▸ **SUPPLIED DATA**:

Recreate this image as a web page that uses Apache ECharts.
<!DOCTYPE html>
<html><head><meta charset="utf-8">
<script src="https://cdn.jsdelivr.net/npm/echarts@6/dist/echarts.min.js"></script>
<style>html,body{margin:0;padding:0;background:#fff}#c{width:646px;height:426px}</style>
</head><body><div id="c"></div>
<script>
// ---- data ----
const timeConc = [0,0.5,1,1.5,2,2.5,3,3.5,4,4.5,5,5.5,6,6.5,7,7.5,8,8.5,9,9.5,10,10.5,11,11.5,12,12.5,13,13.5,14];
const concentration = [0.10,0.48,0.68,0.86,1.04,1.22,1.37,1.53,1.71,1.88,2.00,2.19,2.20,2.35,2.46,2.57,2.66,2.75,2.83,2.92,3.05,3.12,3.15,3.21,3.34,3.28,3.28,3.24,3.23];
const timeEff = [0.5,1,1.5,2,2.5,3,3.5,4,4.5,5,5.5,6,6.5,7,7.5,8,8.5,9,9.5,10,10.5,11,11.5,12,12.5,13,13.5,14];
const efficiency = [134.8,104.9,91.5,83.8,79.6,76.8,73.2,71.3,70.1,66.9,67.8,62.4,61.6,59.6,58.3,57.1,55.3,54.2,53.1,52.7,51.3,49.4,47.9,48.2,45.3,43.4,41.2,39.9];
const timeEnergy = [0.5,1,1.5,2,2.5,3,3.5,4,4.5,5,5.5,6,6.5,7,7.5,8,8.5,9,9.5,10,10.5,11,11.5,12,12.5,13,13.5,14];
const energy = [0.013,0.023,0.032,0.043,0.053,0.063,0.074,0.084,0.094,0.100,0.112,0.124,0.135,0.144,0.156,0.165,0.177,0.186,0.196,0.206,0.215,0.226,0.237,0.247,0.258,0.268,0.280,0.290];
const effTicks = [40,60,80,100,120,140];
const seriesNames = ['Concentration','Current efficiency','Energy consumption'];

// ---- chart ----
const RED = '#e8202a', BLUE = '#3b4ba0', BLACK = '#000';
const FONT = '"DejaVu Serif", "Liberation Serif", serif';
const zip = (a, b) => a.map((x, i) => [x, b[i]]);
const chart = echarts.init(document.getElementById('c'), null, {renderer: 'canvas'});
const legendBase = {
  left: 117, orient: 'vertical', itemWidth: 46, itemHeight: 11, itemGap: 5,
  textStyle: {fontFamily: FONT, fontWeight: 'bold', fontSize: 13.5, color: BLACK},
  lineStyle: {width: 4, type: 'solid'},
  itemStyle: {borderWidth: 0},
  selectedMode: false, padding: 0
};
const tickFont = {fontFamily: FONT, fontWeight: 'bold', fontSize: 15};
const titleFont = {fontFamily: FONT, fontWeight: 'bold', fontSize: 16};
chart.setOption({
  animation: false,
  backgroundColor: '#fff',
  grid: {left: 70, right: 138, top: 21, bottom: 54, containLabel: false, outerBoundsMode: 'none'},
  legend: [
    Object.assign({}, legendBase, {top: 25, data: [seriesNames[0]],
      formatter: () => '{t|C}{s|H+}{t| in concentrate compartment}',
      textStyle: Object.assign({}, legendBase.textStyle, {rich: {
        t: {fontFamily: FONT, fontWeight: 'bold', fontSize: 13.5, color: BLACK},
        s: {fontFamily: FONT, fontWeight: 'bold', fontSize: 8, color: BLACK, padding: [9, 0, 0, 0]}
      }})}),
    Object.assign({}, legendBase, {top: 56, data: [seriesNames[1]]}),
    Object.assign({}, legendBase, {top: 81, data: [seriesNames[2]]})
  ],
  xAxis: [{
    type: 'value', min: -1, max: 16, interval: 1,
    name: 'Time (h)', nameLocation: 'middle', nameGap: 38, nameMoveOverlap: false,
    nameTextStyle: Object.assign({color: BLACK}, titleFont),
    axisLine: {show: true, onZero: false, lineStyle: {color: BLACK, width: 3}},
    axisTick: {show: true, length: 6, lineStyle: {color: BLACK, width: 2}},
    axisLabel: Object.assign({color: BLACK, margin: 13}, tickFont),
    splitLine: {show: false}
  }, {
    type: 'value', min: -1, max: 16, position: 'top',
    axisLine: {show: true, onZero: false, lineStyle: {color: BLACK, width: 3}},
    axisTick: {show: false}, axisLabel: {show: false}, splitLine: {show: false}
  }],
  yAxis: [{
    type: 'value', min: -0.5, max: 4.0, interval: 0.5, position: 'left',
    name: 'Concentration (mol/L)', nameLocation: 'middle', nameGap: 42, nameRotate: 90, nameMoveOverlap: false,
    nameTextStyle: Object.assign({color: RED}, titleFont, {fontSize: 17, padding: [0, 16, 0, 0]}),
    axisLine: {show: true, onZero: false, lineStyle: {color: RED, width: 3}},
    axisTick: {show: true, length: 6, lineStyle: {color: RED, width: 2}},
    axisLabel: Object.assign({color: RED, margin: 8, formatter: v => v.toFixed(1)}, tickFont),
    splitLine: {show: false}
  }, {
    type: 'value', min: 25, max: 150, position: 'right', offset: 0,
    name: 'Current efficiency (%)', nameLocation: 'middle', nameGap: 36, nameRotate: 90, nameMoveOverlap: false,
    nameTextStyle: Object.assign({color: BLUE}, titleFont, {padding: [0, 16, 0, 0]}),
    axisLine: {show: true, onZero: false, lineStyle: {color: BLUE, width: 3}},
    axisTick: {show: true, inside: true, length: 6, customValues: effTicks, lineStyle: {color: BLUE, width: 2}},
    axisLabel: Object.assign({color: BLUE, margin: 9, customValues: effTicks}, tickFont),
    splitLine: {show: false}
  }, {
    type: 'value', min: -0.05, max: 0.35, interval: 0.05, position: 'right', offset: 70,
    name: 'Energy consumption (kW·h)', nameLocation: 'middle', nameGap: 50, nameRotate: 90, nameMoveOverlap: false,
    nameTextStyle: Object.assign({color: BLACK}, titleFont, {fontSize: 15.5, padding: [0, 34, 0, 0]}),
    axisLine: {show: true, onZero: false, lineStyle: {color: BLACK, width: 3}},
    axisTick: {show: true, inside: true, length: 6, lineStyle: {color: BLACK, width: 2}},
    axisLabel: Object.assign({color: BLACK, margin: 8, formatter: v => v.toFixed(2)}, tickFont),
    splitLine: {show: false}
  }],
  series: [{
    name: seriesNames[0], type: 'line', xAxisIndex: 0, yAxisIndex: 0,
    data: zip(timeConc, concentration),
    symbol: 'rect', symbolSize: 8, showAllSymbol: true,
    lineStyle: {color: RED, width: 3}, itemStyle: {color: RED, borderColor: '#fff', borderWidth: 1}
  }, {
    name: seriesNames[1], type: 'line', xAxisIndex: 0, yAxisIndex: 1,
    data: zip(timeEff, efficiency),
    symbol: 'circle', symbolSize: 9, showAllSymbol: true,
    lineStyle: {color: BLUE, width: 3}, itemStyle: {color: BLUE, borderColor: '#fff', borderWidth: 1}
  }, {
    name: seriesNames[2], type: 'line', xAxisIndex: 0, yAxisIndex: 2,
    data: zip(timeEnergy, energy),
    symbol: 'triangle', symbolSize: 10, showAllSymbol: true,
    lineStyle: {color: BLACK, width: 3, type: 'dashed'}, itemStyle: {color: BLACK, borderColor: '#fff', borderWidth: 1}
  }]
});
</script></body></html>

▸ **DIRECTIONS FOR THIS TASK**: Using the data above, repeat every line exactly.

▸ **WORKED ANSWER**:
Recreate this image as a web page that uses Apache ECharts.
<!DOCTYPE html>
<html><head><meta charset="utf-8">
<script src="https://cdn.jsdelivr.net/npm/echarts@6/dist/echarts.min.js"></script>
<style>html,body{margin:0;padding:0;background:#fff}#c{width:646px;height:426px}</style>
</head><body><div id="c"></div>
<script>
// ---- data ----
const timeConc = [0,0.5,1,1.5,2,2.5,3,3.5,4,4.5,5,5.5,6,6.5,7,7.5,8,8.5,9,9.5,10,10.5,11,11.5,12,12.5,13,13.5,14];
const concentration = [0.10,0.48,0.68,0.86,1.04,1.22,1.37,1.53,1.71,1.88,2.00,2.19,2.20,2.35,2.46,2.57,2.66,2.75,2.83,2.92,3.05,3.12,3.15,3.21,3.34,3.28,3.28,3.24,3.23];
const timeEff = [0.5,1,1.5,2,2.5,3,3.5,4,4.5,5,5.5,6,6.5,7,7.5,8,8.5,9,9.5,10,10.5,11,11.5,12,12.5,13,13.5,14];
const efficiency = [134.8,104.9,91.5,83.8,79.6,76.8,73.2,71.3,70.1,66.9,67.8,62.4,61.6,59.6,58.3,57.1,55.3,54.2,53.1,52.7,51.3,49.4,47.9,48.2,45.3,43.4,41.2,39.9];
const timeEnergy = [0.5,1,1.5,2,2.5,3,3.5,4,4.5,5,5.5,6,6.5,7,7.5,8,8.5,9,9.5,10,10.5,11,11.5,12,12.5,13,13.5,14];
const energy = [0.013,0.023,0.032,0.043,0.053,0.063,0.074,0.084,0.094,0.100,0.112,0.124,0.135,0.144,0.156,0.165,0.177,0.186,0.196,0.206,0.215,0.226,0.237,0.247,0.258,0.268,0.280,0.290];
const effTicks = [40,60,80,100,120,140];
const seriesNames = ['Concentration','Current efficiency','Energy consumption'];

// ---- chart ----
const RED = '#e8202a', BLUE = '#3b4ba0', BLACK = '#000';
const FONT = '"DejaVu Serif", "Liberation Serif", serif';
const zip = (a, b) => a.map((x, i) => [x, b[i]]);
const chart = echarts.init(document.getElementById('c'), null, {renderer: 'canvas'});
const legendBase = {
  left: 117, orient: 'vertical', itemWidth: 46, itemHeight: 11, itemGap: 5,
  textStyle: {fontFamily: FONT, fontWeight: 'bold', fontSize: 13.5, color: BLACK},
  lineStyle: {width: 4, type: 'solid'},
  itemStyle: {borderWidth: 0},
  selectedMode: false, padding: 0
};
const tickFont = {fontFamily: FONT, fontWeight: 'bold', fontSize: 15};
const titleFont = {fontFamily: FONT, fontWeight: 'bold', fontSize: 16};
chart.setOption({
  animation: false,
  backgroundColor: '#fff',
  grid: {left: 70, right: 138, top: 21, bottom: 54, containLabel: false, outerBoundsMode: 'none'},
  legend: [
    Object.assign({}, legendBase, {top: 25, data: [seriesNames[0]],
      formatter: () => '{t|C}{s|H+}{t| in concentrate compartment}',
      textStyle: Object.assign({}, legendBase.textStyle, {rich: {
        t: {fontFamily: FONT, fontWeight: 'bold', fontSize: 13.5, color: BLACK},
        s: {fontFamily: FONT, fontWeight: 'bold', fontSize: 8, color: BLACK, padding: [9, 0, 0, 0]}
      }})}),
    Object.assign({}, legendBase, {top: 56, data: [seriesNames[1]]}),
    Object.assign({}, legendBase, {top: 81, data: [seriesNames[2]]})
  ],
  xAxis: [{
    type: 'value', min: -1, max: 16, interval: 1,
    name: 'Time (h)', nameLocation: 'middle', nameGap: 38, nameMoveOverlap: false,
    nameTextStyle: Object.assign({color: BLACK}, titleFont),
    axisLine: {show: true, onZero: false, lineStyle: {color: BLACK, width: 3}},
    axisTick: {show: true, length: 6, lineStyle: {color: BLACK, width: 2}},
    axisLabel: Object.assign({color: BLACK, margin: 13}, tickFont),
    splitLine: {show: false}
  }, {
    type: 'value', min: -1, max: 16, position: 'top',
    axisLine: {show: true, onZero: false, lineStyle: {color: BLACK, width: 3}},
    axisTick: {show: false}, axisLabel: {show: false}, splitLine: {show: false}
  }],
  yAxis: [{
    type: 'value', min: -0.5, max: 4.0, interval: 0.5, position: 'left',
    name: 'Concentration (mol/L)', nameLocation: 'middle', nameGap: 42, nameRotate: 90, nameMoveOverlap: false,
    nameTextStyle: Object.assign({color: RED}, titleFont, {fontSize: 17, padding: [0, 16, 0, 0]}),
    axisLine: {show: true, onZero: false, lineStyle: {color: RED, width: 3}},
    axisTick: {show: true, length: 6, lineStyle: {color: RED, width: 2}},
    axisLabel: Object.assign({color: RED, margin: 8, formatter: v => v.toFixed(1)}, tickFont),
    splitLine: {show: false}
  }, {
    type: 'value', min: 25, max: 150, position: 'right', offset: 0,
    name: 'Current efficiency (%)', nameLocation: 'middle', nameGap: 36, nameRotate: 90, nameMoveOverlap: false,
    nameTextStyle: Object.assign({color: BLUE}, titleFont, {padding: [0, 16, 0, 0]}),
    axisLine: {show: true, onZero: false, lineStyle: {color: BLUE, width: 3}},
    axisTick: {show: true, inside: true, length: 6, customValues: effTicks, lineStyle: {color: BLUE, width: 2}},
    axisLabel: Object.assign({color: BLUE, margin: 9, customValues: effTicks}, tickFont),
    splitLine: {show: false}
  }, {
    type: 'value', min: -0.05, max: 0.35, interval: 0.05, position: 'right', offset: 70,
    name: 'Energy consumption (kW·h)', nameLocation: 'middle', nameGap: 50, nameRotate: 90, nameMoveOverlap: false,
    nameTextStyle: Object.assign({color: BLACK}, titleFont, {fontSize: 15.5, padding: [0, 34, 0, 0]}),
    axisLine: {show: true, onZero: false, lineStyle: {color: BLACK, width: 3}},
    axisTick: {show: true, inside: true, length: 6, lineStyle: {color: BLACK, width: 2}},
    axisLabel: Object.assign({color: BLACK, margin: 8, formatter: v => v.toFixed(2)}, tickFont),
    splitLine: {show: false}
  }],
  series: [{
    name: seriesNames[0], type: 'line', xAxisIndex: 0, yAxisIndex: 0,
    data: zip(timeConc, concentration),
    symbol: 'rect', symbolSize: 8, showAllSymbol: true,
    lineStyle: {color: RED, width: 3}, itemStyle: {color: RED, borderColor: '#fff', borderWidth: 1}
  }, {
    name: seriesNames[1], type: 'line', xAxisIndex: 0, yAxisIndex: 1,
    data: zip(timeEff, efficiency),
    symbol: 'circle', symbolSize: 9, showAllSymbol: true,
    lineStyle: {color: BLUE, width: 3}, itemStyle: {color: BLUE, borderColor: '#fff', borderWidth: 1}
  }, {
    name: seriesNames[2], type: 'line', xAxisIndex: 0, yAxisIndex: 2,
    data: zip(timeEnergy, energy),
    symbol: 'triangle', symbolSize: 10, showAllSymbol: true,
    lineStyle: {color: BLACK, width: 3, type: 'dashed'}, itemStyle: {color: BLACK, borderColor: '#fff', borderWidth: 1}
  }]
});
</script></body></html>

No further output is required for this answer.